Running just the first command will give you a file containing the complete public key corresponding to the identifying code number. You can learn something about its contents with this command:
$ gpg --list-packets < winehq.key | less
The interesting part of the output is right at the beginning:
# off=0 ctb=99 tag=6 hlen=3 plen=397
:public key packet:
version 4, algo 1, created 1544460984, expires 0
pkey[0]: [3072 bits]
pkey[1]: [17 bits]
keyid: 76F1A20FF987672F
# off=400 ctb=b4 tag=13 hlen=2 plen=39
:user ID packet: "WineHQ packages <wine-devel@winehq.org>"
The "keyid" is the same identifying code number, and the "user ID" is an email address associated with WineHQ. However, don't take that for granted -- whoever generated this key could have set the "user ID" to anything at all. The normal way to determine whether a PGP key belongs to the person or organization you think it does is with the "web of trust", but this key isn't in the web of trust at all, so we have to rely on the fact that we got it from an HTTPS website belonging to the Wine project. This is probably good enough.

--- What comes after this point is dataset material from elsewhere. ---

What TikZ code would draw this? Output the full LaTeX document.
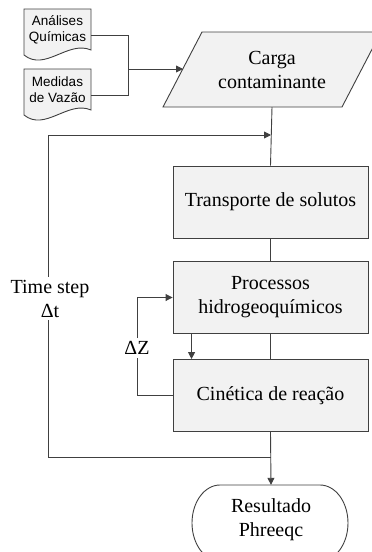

"created 1544460984" tells you when the key was created, but in an unhelpful way: that number is a count of seconds since the Unix epoch. You can turn it into something human-readable with the date
command:
$ date --date='@1544460984'
Mon Dec 10 11:56:24 EST 2018
It was created just ten days ago (as of when I'm writing this). This is probably why you were getting errors from APT -- they changed their key quite recently. This is a suspicious thing to have happen, but there's a note on https://wiki.winehq.org/Ubuntu saying that they did change their key, so it's probably legit, unless the entire winehq.org
site has been compromised.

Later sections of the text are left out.